What made it even sadder is that much of this loss could have been prevented by proper forest management.

For 22 of my 30 years in Congress, I served on the Natural Resources Committee. This was not my main committee but was still very important, having jurisdiction over our national parks, public lands and forests and foreign territories.

Several times during those years, we had hearings in which experts warned that the number and extent of forest fires were going to grow because we were not cutting enough trees.

We were told that there are usually about six billion board feet of dead or dying trees in our forests at any one time. For many years, we were cutting nine to twelve billion board feet in our national forests each year.

However, for the last 20 or 30 years, caving in to the most radical environmentalists, we have been cutting only about two billion board feet a year.

Formerly prosperous logging communities have been decimated. Rep.
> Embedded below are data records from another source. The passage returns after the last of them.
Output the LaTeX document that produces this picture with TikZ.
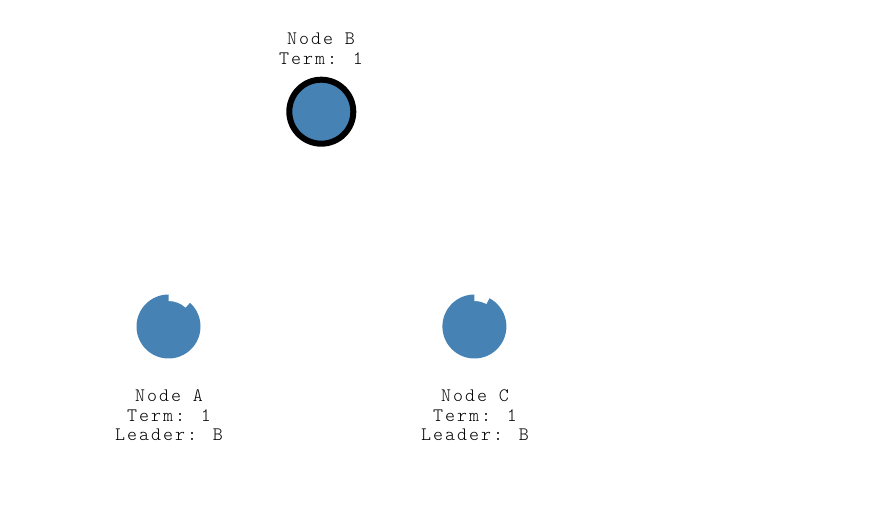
\documentclass[tikz,border=0pt]{standalone}
\usepackage{fontspec}
\newfontfamily\lbfont{lmmonolt10-regular.otf}[LetterSpace=10.6]
\definecolor{steel}{HTML}{4682B4}
\begin{document}
\begin{tikzpicture}[x=1pt,y=1pt,
  raftnode/.style={circle,fill=steel,minimum size=64pt,inner sep=0pt},
  leadernode/.style={raftnode,draw=black,line width=6pt},
  lbl/.style={anchor=base,inner sep=0pt,font=\lbfont\fontsize{19}{20}\selectfont,text=black}]
\useasboundingbox (0,0) rectangle (876,519);
% Node B (leader)
\node[leadernode] (B) at (321.3,407.3) {};
\node[lbl] (B1) at (321,474.3) {Node B};
\node[lbl] (B2) at (321,454.3) {Term: 1};
% Node A
\node[raftnode] (A) at (168.5,192.5) {};
\fill[white] (A.center) ++(90:25.5) arc[start angle=90,end angle=48,radius=25.5]
  -- ++(48:9) arc[start angle=48,end angle=90,radius=34.5] -- cycle;
\node[lbl] (A1) at (169,117.5) {Node A};
\node[lbl] (A2) at (169,97.7) {Term: 1};
\node[lbl] (A3) at (169,78) {Leader: B};
% Node C
\node[raftnode] (C) at (474.4,192.5) {};
\fill[white] (C.center) ++(90:25.5) arc[start angle=90,end angle=62,radius=25.5]
  -- ++(62:9) arc[start angle=62,end angle=90,radius=34.5] -- cycle;
\node[lbl] (C1) at (475,117.5) {Node C};
\node[lbl] (C2) at (475,97.7) {Term: 1};
\node[lbl] (C3) at (475,78) {Leader: B};
\end{tikzpicture}
\end{document}
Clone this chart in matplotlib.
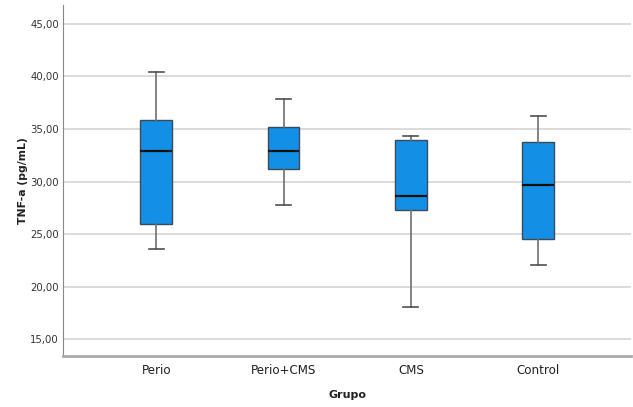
import numpy as np
import matplotlib
matplotlib.use("Agg")
import matplotlib.pyplot as plt

# valores (pg/mL)
grupos = ["Perio", "Perio+CMS", "CMS", "Control"]
whisker_low = [23.6, 27.8, 18.1, 22.1]
q1 = [26.0, 31.15, 27.3, 24.5]
median = [32.9, 32.95, 28.6, 29.7]
q3 = [35.85, 35.2, 33.95, 33.8]
whisker_high = [40.4, 37.9, 34.3, 36.2]
yticks = [15, 20, 25, 30, 35, 40, 45]

stats = []
for i, g in enumerate(grupos):
    stats.append(dict(label=g, whislo=whisker_low[i], q1=q1[i], med=median[i],
                      q3=q3[i], whishi=whisker_high[i], fliers=[]))

fig = plt.figure(figsize=(6.33, 4.07), dpi=100)
ax = fig.add_axes([0.1, 0.1253, 0.897, 0.8624])

ax.set_axisbelow(True)
ax.grid(axis='y', color='#d6d6d6', linewidth=1.2)

ax.bxp(stats, positions=range(len(grupos)), widths=0.25, patch_artist=True,
       showfliers=False,
       boxprops=dict(facecolor='#138fe6', edgecolor='#3a4a58', linewidth=1.0),
       medianprops=dict(color='#111111', linewidth=1.6),
       whiskerprops=dict(color='#707070', linewidth=1.2),
       capprops=dict(color='#505050', linewidth=1.2),
       capwidths=0.12)

ax.set_xlim(-0.73, 3.73)
ax.set_ylim(13.4, 46.8)
ax.set_yticks(yticks)
ax.set_yticklabels([f"{v:.2f}".replace('.', ',') for v in yticks],
                   fontsize=7.3, color='#333333')
ax.set_xticks(range(len(grupos)))
ax.set_xticklabels(grupos, fontsize=8.6, color='#222222')
ax.tick_params(length=0, pad=3)
ax.tick_params(axis='x', pad=6)

for s in ['top', 'right']:
    ax.spines[s].set_visible(False)
ax.spines['left'].set_color('#888888')
ax.spines['bottom'].set_color('#aaaaaa')
ax.spines['bottom'].set_linewidth(2)

ax.set_ylabel('TNF-a (pg/mL)', fontsize=7.8, fontweight='bold', color='#222222', labelpad=2)
ax.set_xlabel('Grupo', fontsize=8, fontweight='bold', color='#222222', labelpad=9)

fig.savefig('out.png', dpi=100)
Tom McClintock (R-CA) said on the floor of the House in late September that the number of sawmills in California has dropped from 149 to just 27.

This has led to a tremendous buildup of fuel on the floor of the forests and has caused a big increase in the number of forest fires.

Many of these environmental extremists do not want people to live in our forests or even very rural areas. They see forest fires as nature’s way of thinning the forests.

And it is annoying to see so many young people, who know almost nothing about science or forest management, shout with great arrogance that climate change is the cause.

Environmental elitists have for many years supported the Wildlands Projects, now called by some the Wildlands Network.

They seem to want everyone jammed into a small number of urban-suburban centers with most of the country left as wilderness or supervised as federally controlled parks.

We now have created so many thousands of parks at the federal, state, and local levels that most of them get very little use and are not properly cared for. We do not need anymore parks unless we can figure a way for our entire population to stop working and go on permanent vacations.

It is astounding how much private property has been bought by government at all levels over the last 50 years or so.

With so much less thus much more expensive private property available to build houses on, this has led to big increases in the cost of new homes and forced them to be built on postage-stamp size lots.

Most environmental leftists came from upper income or wealthy families, so they are usually not hurt by expensive rules, regulations and red tape. But many lower and middle-income people are hurt.

Hopefully, people will soon wake up and realize that private property is a key to our freedom and prosperity. And, if government keeps taking more and more land off the tax rolls, taxes will go way up on land that is still privately-owned.